Between the shadows of the vine-branches

Floated the glowing sun-light as she moved.

Upon the whole, I should confidently cite the treatment of Venus in the poems as being among the most satisfactory indications of the state of heroic Greece, and one of the most honourable tokens of the disposition of her Poet.

Vulcan.

The Vulcan of Homer.

Besides Juno and Bacchus, Hephæstus or Vulcan is the only Homeric deity who bears upon him this unequivocal, or at least significant, mark of novelty, that we are supplied with a distinct tradition of his childhood[491]. In his youth he was rickety and lame. His mother Juno wished to conceal him, and she let him fall into the sea. Here Thetis and Eurynome received him, and reared him in a submarine cave, not, however, under the Mediterranean, but the Ocean; and in that cave for nine years the boy-smith employed himself in making ornaments for women.

He is thus associated by his traditions with the two opposing elements of water and fire; with water by the history of his childhood, and with fire as the grand instrument and condition of his art. The latter was by much the stronger association, for it was continually fed by the history and progress of the art itself; so that he became the impersonation of that element itself, and in the phrase φλὸξ Ἡφαίστοιο it is his name which gives the distinctive force; for φλὸξ in Homer seems to mean the flame or light of fire[492], and is not used to signify fire proper, except with some other word in conjunction to it or near it. But the explanation of the seeming contrariety is probably to be found in the hypothesis, that his worship was of Phœnician introduction; as the Phœnicians seem to have made the Greeks acquainted with the use of fire in working metals. If they made the deity known to the Greeks, this will account for his association with the idea of fire: and as accounts and traditions, which they had supplied, were evidently the source of all the more remote maritime delineations of Homer, (since they alone frequented Ocean and the distant seas,) this is the natural and easy explanation for the tradition of his childish arts in the oceanic cave. That he is thus, like the Phœnicians, for Homer, the meeting point of fire and water, appears clearly to stamp him as Phœnician or oriental in his origin, relatively to Greece.
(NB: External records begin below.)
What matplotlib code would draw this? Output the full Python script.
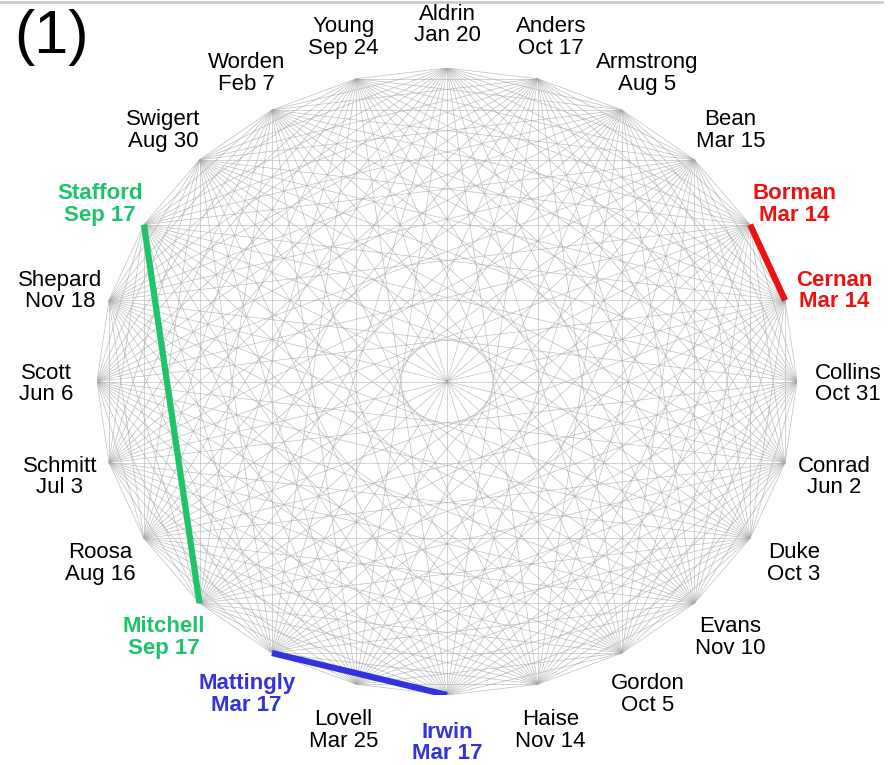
import matplotlib.pyplot as plt
from matplotlib.lines import Line2D
import numpy as np

names = ["Aldrin", "Anders", "Armstrong", "Bean", "Borman", "Cernan",
         "Collins", "Conrad", "Duke", "Evans", "Gordon", "Haise",
         "Irwin", "Lovell", "Mattingly", "Mitchell", "Roosa", "Schmitt",
         "Scott", "Shepard", "Stafford", "Swigert", "Worden", "Young"]
birthdays = ["Jan 20", "Oct 17", "Aug 5", "Mar 15", "Mar 14", "Mar 14",
             "Oct 31", "Jun 2", "Oct 3", "Nov 10", "Oct 5", "Nov 14",
             "Mar 17", "Mar 25", "Mar 17", "Sep 17", "Aug 16", "Jul 3",
             "Jun 6", "Nov 18", "Sep 17", "Aug 30", "Feb 7", "Sep 24"]

# pairs sharing a birthday, with their colour
pairs = [("Borman", "Cernan", "#ee1111"),
         ("Stafford", "Mitchell", "#1fc46a"),
         ("Mattingly", "Irwin", "#3333dd")]

W, H = 891, 765
fig = plt.figure(figsize=(W / 100, H / 100), dpi=100)
# axes box chosen so the unit circle lands where the reference ellipse is
ax = fig.add_axes([97 / W, 70 / H, 700 / W, 627 / H])
ax.set_xlim(-1, 1)
ax.set_ylim(-1, 1)
ax.axis("off")

n = len(names)
ang = np.pi / 2 - 2 * np.pi * np.arange(n) / n
xs = np.cos(ang)
ys = np.sin(ang)

for i in range(n):
    for j in range(i + 1, n):
        ax.plot([xs[i], xs[j]], [ys[i], ys[j]], color="#a8a8a8", lw=0.45,
                alpha=0.8, solid_capstyle="butt")

colour_of = {}
for a, b, c in pairs:
    i, j = names.index(a), names.index(b)
    ax.plot([xs[i], xs[j]], [ys[i], ys[j]], color=c, lw=4.5,
            solid_capstyle="butt", zorder=5)
    colour_of[a] = c
    colour_of[b] = c

plt.rcParams["font.family"] = ["Liberation Sans", "DejaVu Sans"]
r_lab = 1.145
dy = 2.5 / 313.5  # labels sit a few pixels lower
for k in range(n):
    c = colour_of.get(names[k], "black")
    bold = names[k] in colour_of
    ax.text(r_lab * xs[k], r_lab * ys[k] - dy, names[k] + "\n" + birthdays[k],
            ha="center", va="center", fontsize=16, color=c,
            fontweight="bold" if bold else "normal", linespacing=1.05,
            clip_on=False)

fig.text(52 / W, 1 - 37 / H, "(1)", ha="center", va="center", fontsize=44)
fig.add_artist(Line2D([0, 0.99], [1 - 1.5 / H, 1 - 1.5 / H],
                      transform=fig.transFigure, color="#cccccc", lw=2))

fig.savefig("out.png", dpi=100)
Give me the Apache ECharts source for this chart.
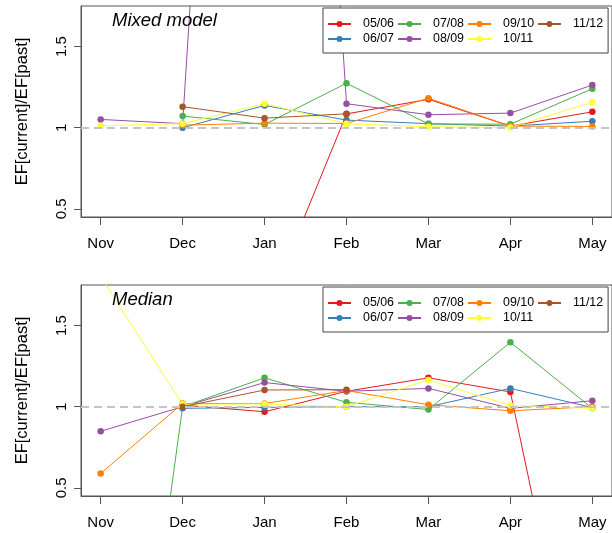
<!DOCTYPE html>
<html><head><meta charset="utf-8">
<script src="https://cdn.jsdelivr.net/npm/echarts@6/dist/echarts.min.js"></script>
<style>html,body{margin:0;padding:0;background:#fff}#c{width:612px;height:533px}</style>
</head><body><div id="c"></div>
<script>
const months = ['Nov','Dec','Jan','Feb','Mar','Apr','May'];
const seasons = ['05/06','06/07','07/08','08/09','09/10','10/11','11/12'];
const colors = ['#E41A1C','#377EB8','#4DAF4A','#984EA3','#FF7F00','#FFFF33','#A65628'];
const legendOrder = ['05/06','07/08','09/10','11/12','06/07','08/09','10/11'];
const yTicks = [0.5, 1, 1.5];
const refLine = 1;
const panelTitles = ['Mixed model', 'Median'];
const yName = 'EF[current]/EF[past]';

// Mixed model panel (Nov..May)
const mixed_0506 = [null, null, -0.15, 1.085, 1.175, 1.01, 1.098];
const mixed_0607 = [null, 1.0, 1.137, 1.047, 1.025, 1.01, 1.04];
const mixed_0708 = [null, 1.072, 1.02, 1.274, 1.023, 1.022, 1.24];
const mixed_0809 = [1.051, 1.025, 9.0, 1.148, 1.08, 1.09, 1.263];
const mixed_0910 = [null, 1.016, 1.028, 1.026, 1.182, 1.01, 1.008];
const mixed_1011 = [1.012, 1.025, 1.148, 1.025, 1.006, 1.002, 1.157];
const mixed_1112 = [null, 1.13, 1.059, 1.086, null, null, null];

// Median panel (Nov..May)
const median_0506 = [null, 1.01, 0.969, 1.095, 1.178, 1.091, -1.3];
const median_0607 = [null, 0.99, 0.996, 1.0, 1.0, 1.113, 0.995];
const median_0708 = [-2.7, 1.0, 1.178, 1.027, 0.983, 1.397, 0.99];
const median_0809 = [0.849, 1.0, 1.149, 1.095, 1.113, 0.99, 1.037];
const median_0910 = [0.589, 1.02, 1.02, 1.10, 1.012, 0.975, 1.0];
const median_1011 = [1.80, 1.015, 1.017, 1.0, 1.165, 1.008, 0.99];
const median_1112 = [null, 1.0, 1.103, 1.105, null, null, null];

const panels = [
  [mixed_0506, mixed_0607, mixed_0708, mixed_0809, mixed_0910, mixed_1011, mixed_1112],
  [median_0506, median_0607, median_0708, median_0809, median_0910, median_1011, median_1112]
];

const FONT = 'Liberation Sans';
const gridTops = [6, 285];
const gridH = 211;
const monthIdx = months.map((m, i) => i);

const grids = [], xAxes = [], yAxes = [], series = [], titles = [], legends = [];
panels.forEach((panel, p) => {
  grids.push({left: 81, right: -2, top: gridTops[p], height: gridH, show: true,
    borderColor: '#555', borderWidth: 1, backgroundColor: 'transparent'});
  xAxes.push({type: 'value', gridIndex: p, min: -0.24, max: 6.24, position: 'bottom',
    axisLine: {show: true, onZero: false, lineStyle: {color: '#555', width: 1}}, splitLine: {show: false},
    axisTick: {show: true, customValues: monthIdx, length: 8, lineStyle: {color: '#555'}},
    axisLabel: {customValues: monthIdx, formatter: v => months[Math.round(v)],
      margin: 19, fontSize: 15, color: '#000', fontFamily: FONT}});
  yAxes.push({type: 'value', gridIndex: p, min: 0.45, max: 1.75, position: 'left',
    axisLine: {show: true, onZero: false, lineStyle: {color: '#555', width: 1}}, splitLine: {show: false},
    axisTick: {show: true, customValues: yTicks, length: 7, lineStyle: {color: '#555'}},
    axisLabel: {customValues: yTicks, rotate: 90, margin: 12, fontSize: 15, color: '#000',
      fontFamily: FONT, formatter: v => String(v)},
    name: yName, nameLocation: 'middle', nameGap: 50, nameRotate: 90,
    nameTextStyle: {fontSize: 16.5, color: '#000', fontFamily: FONT}});
  titles.push({text: panelTitles[p], left: 112, top: gridTops[p] + 5, padding: 0,
    textStyle: {fontSize: 18.5, fontStyle: 'italic', fontWeight: 'normal', color: '#000', fontFamily: FONT}});
  legends.push({data: legendOrder, left: 323, top: gridTops[p] + 2, width: 300,
    orient: 'horizontal', itemWidth: 23, itemHeight: 7.5, itemGap: 3,
    padding: [10, 5, 8, 4], borderColor: '#444', borderWidth: 1, backgroundColor: '#fff',
    selectedMode: false,
    textStyle: {fontSize: 12.4, color: '#000', fontFamily: FONT, padding: [0, 0, 0, 7]}});
  panel.forEach((vals, s) => {
    const ser = {
      type: 'line', name: seasons[s], xAxisIndex: p, yAxisIndex: p,
      data: vals.map((v, i) => [i, v]),
      symbol: 'circle', symbolSize: 6.5, showSymbol: true, clip: true,
      connectNulls: false, animation: false,
      itemStyle: {color: colors[s]},
      lineStyle: {color: colors[s], width: 1}
    };
    if (s === 0) {
      ser.markLine = {silent: true, symbol: 'none', label: {show: false}, animation: false,
        lineStyle: {color: '#c4c4c4', type: [8, 5], width: 2},
        data: [{yAxis: refLine}]};
    }
    series.push(ser);
  });
});

const chart = echarts.init(document.getElementById('c'), null, {renderer: 'canvas'});
chart.setOption({
  animation: false,
  color: colors,
  title: titles,
  legend: legends,
  grid: grids,
  xAxis: xAxes,
  yAxis: yAxes,
  series: series
});
</script>
</body></html>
Accordingly, true to the association between Phœnician and Hellenic elements, he is one of the five Hellenizing deities in the Trojan war; in which, as the element of fire, he opposes and subdues the river Xanthus. He was not, however, unknown to the Trojans; for Dares, his priest, had two sons in their army. His introduction to Troas may have been due to his conjugal connection with Venus; or it may have been due to the neighbourhood of Lemnos, the island on which, when hurled from Olympus by Jupiter, he fell, and which thenceforward formed his favourite earthly habitation. With Lemnos and other isles Troy was in communication, at least from the time of Laomedon, for that prince threatened to seize Apollo and to sell him, νήσων ἔπι τηλεδαπάων[493]. A regular commerce was established between Lemnos and the camp during the Trojan war[494].

Among the deities of Vulcan’s generation we find but one married couple, and they are a strangely assorted pair, Vulcan himself and Venus. Neither character nor occupation will account for this singular union: on the contrary, there is no case in which the extremes of repugnance must so decidedly be supposed. It is questionable whether the hypothesis, that Venus represents the beauty which gives perfection to works of art, is in entire keeping with the tone of the Homeric system. Indeed Venus with Homer represents absolutely nothing, except sensual passion in a fine exterior form which can hardly be severed from it. One explanation, and one only, may suggest itself as more natural. It is this: that the worship of Vulcan and that of Venus came in, not distinctly connected with those of any other deity, at about the same time, and from the same quarter. We have already seen upon Venus those marks of comparative modernism, and of an eastern extraction, which we now find in Vulcan; and here probably is to be found, either wholly or in part, the actuating suggestion of their ill-starred wedlock.

Though we find the works of Vulcan scattered promiscuously abroad, there is no notice of his worship, or of any site or endowment belonging to him in the Greece of Homer. He was available to the Poet for embellishment, but he probably had not become for the Greek nation a regular object of adoration.